AIM
Exactly the lines from the one with "Output the LaTeX" through the one with "(7,676) -- (7,10) -- (1282,10);" should be returned, both ends included and nothing else. Omit any pictures.
++++ INPUT DATA ++++
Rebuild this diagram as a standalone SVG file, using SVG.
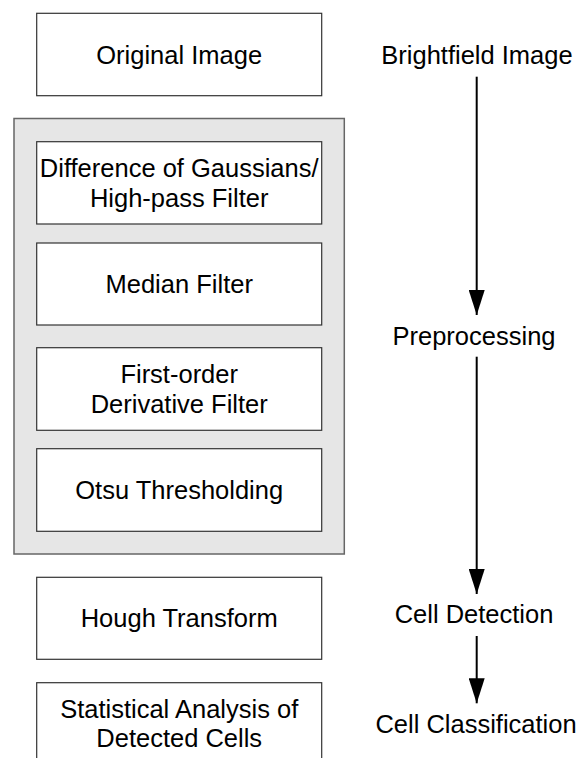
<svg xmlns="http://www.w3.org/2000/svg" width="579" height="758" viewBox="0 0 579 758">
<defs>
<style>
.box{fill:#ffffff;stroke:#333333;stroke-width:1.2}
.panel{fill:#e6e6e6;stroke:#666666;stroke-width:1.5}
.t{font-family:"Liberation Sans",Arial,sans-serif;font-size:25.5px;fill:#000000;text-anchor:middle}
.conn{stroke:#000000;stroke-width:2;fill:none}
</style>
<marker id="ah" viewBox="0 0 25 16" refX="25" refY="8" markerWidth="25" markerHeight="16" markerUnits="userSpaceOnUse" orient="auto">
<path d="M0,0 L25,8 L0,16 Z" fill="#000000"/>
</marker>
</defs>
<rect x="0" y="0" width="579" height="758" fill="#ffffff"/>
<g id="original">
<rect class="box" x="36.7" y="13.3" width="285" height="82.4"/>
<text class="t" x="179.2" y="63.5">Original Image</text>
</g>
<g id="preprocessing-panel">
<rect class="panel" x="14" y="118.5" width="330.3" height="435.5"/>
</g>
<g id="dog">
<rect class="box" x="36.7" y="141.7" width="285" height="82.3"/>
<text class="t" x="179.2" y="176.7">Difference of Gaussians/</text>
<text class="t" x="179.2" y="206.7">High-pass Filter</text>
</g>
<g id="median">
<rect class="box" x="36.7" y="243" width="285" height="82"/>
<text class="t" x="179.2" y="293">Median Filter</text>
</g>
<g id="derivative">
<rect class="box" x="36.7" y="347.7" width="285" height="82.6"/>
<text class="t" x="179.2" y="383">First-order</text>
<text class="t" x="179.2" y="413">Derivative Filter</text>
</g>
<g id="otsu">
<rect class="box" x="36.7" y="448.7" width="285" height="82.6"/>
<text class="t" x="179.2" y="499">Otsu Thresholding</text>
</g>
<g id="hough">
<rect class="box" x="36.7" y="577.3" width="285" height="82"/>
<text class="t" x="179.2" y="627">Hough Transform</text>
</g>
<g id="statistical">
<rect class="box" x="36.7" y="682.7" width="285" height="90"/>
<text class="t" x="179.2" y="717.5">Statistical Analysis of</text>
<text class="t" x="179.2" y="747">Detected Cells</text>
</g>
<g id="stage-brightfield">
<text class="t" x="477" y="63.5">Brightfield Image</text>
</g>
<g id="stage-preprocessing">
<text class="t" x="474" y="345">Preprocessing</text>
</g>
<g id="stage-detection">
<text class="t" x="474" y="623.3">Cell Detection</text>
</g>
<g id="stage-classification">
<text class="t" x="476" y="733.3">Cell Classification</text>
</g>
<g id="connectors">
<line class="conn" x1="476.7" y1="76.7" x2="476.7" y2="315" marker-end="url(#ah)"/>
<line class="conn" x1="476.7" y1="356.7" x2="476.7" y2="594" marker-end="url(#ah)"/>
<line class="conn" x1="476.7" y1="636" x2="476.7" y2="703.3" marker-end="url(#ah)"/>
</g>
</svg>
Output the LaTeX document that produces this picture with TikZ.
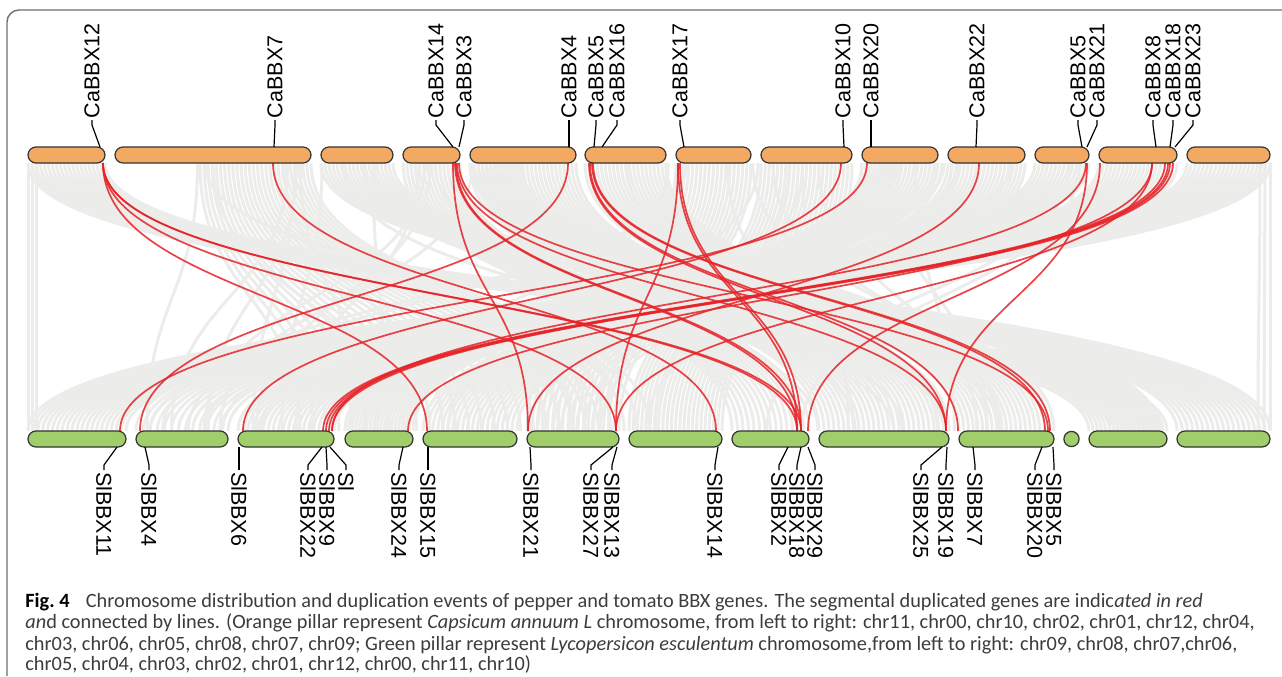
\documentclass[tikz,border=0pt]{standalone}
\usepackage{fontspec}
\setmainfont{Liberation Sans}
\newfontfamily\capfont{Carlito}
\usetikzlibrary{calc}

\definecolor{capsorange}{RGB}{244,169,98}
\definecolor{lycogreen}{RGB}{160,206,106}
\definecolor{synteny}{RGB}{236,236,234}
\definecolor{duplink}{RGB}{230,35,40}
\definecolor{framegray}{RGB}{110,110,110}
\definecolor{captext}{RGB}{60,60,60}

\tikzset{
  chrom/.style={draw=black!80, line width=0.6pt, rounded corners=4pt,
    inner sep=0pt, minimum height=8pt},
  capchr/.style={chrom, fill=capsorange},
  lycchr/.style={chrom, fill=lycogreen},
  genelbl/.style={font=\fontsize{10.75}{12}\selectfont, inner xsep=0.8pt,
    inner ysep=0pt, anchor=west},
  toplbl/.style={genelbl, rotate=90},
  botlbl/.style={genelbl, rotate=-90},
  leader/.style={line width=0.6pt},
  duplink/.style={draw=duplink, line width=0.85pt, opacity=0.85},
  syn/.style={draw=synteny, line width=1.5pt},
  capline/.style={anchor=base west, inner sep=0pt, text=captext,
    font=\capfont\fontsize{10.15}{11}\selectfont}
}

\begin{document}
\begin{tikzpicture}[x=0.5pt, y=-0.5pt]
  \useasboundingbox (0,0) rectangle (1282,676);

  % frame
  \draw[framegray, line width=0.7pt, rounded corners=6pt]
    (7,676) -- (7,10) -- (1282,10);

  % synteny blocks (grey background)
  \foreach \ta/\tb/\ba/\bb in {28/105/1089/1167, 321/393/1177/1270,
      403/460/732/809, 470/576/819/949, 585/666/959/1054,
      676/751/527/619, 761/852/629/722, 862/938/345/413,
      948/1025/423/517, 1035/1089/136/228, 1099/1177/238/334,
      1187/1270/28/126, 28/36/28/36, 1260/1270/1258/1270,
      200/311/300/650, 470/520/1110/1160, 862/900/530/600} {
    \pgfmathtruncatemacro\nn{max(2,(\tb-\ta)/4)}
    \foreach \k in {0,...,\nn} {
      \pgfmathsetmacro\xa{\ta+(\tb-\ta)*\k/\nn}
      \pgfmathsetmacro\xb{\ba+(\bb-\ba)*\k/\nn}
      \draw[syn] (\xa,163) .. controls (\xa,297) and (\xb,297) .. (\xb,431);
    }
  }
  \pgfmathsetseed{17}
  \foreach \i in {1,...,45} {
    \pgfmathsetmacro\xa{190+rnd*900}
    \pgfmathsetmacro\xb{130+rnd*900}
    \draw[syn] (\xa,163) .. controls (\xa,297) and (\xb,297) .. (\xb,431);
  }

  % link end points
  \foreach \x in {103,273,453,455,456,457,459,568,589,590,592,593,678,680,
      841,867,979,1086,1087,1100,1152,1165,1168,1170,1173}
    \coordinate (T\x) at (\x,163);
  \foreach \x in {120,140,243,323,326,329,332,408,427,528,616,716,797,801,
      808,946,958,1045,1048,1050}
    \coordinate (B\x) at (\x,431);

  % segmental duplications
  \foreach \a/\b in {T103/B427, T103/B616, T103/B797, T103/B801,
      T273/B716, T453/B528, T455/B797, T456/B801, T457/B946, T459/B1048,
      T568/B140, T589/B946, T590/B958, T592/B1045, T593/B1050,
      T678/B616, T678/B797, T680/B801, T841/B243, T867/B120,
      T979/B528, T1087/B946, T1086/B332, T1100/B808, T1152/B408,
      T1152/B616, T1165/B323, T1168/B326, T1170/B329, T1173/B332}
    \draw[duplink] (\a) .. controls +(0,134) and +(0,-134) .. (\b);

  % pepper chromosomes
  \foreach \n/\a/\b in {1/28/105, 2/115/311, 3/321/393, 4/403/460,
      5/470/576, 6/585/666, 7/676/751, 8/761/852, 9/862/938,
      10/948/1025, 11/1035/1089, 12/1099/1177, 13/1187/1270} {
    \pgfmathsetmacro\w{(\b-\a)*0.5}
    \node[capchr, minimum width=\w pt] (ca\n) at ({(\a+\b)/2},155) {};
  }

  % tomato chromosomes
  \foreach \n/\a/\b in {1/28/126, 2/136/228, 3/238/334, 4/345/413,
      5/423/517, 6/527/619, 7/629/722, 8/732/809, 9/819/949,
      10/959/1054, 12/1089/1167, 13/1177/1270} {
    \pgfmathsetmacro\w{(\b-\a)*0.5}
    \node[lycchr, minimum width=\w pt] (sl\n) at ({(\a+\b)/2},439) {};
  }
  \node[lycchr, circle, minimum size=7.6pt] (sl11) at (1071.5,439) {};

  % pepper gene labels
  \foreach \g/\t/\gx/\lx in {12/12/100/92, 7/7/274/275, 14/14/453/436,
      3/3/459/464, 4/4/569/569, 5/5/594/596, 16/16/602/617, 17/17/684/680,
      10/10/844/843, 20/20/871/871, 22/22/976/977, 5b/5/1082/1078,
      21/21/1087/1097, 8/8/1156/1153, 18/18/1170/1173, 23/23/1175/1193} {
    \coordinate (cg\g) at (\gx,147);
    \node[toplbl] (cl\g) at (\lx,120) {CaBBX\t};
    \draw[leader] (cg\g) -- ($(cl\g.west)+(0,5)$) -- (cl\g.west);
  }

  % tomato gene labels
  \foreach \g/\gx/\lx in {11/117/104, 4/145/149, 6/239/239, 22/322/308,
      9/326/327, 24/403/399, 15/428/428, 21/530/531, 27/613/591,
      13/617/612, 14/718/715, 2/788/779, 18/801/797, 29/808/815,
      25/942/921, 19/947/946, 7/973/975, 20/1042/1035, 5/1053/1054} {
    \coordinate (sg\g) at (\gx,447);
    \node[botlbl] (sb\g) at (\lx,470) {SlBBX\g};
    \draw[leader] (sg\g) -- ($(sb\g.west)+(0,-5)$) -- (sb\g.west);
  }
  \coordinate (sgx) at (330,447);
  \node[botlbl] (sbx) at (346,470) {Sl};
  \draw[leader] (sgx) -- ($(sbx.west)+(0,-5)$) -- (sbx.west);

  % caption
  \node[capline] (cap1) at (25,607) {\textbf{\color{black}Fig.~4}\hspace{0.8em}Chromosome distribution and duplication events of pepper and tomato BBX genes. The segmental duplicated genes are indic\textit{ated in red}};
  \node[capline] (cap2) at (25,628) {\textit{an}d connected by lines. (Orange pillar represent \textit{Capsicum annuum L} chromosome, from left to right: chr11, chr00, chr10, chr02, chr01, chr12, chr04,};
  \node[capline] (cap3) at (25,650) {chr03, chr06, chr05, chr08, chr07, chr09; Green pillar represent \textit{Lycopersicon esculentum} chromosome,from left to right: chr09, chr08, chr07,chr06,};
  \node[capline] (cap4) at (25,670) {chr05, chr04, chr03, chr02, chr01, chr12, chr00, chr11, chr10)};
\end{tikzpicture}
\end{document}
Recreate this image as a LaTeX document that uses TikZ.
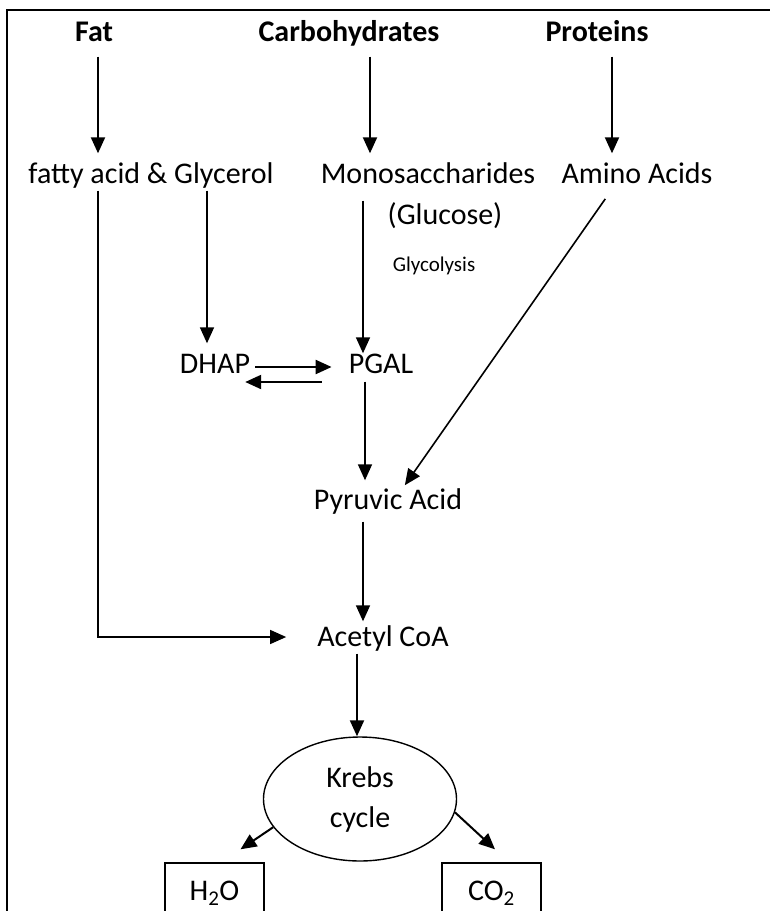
++++
TASK RESULT
Output the LaTeX document that produces this picture with TikZ.
\documentclass[tikz,border=0pt]{standalone}
\usepackage{fontspec}
\setmainfont{Liberation Sans}
\newfontfamily\capfont{Carlito}
\usetikzlibrary{calc}

\definecolor{capsorange}{RGB}{244,169,98}
\definecolor{lycogreen}{RGB}{160,206,106}
\definecolor{synteny}{RGB}{236,236,234}
\definecolor{duplink}{RGB}{230,35,40}
\definecolor{framegray}{RGB}{110,110,110}
\definecolor{captext}{RGB}{60,60,60}

\tikzset{
  chrom/.style={draw=black!80, line width=0.6pt, rounded corners=4pt,
    inner sep=0pt, minimum height=8pt},
  capchr/.style={chrom, fill=capsorange},
  lycchr/.style={chrom, fill=lycogreen},
  genelbl/.style={font=\fontsize{10.75}{12}\selectfont, inner xsep=0.8pt,
    inner ysep=0pt, anchor=west},
  toplbl/.style={genelbl, rotate=90},
  botlbl/.style={genelbl, rotate=-90},
  leader/.style={line width=0.6pt},
  duplink/.style={draw=duplink, line width=0.85pt, opacity=0.85},
  syn/.style={draw=synteny, line width=1.5pt},
  capline/.style={anchor=base west, inner sep=0pt, text=captext,
    font=\capfont\fontsize{10.15}{11}\selectfont}
}

\begin{document}
\begin{tikzpicture}[x=0.5pt, y=-0.5pt]
  \useasboundingbox (0,0) rectangle (1282,676);

  % frame
  \draw[framegray, line width=0.7pt, rounded corners=6pt]
    (7,676) -- (7,10) -- (1282,10);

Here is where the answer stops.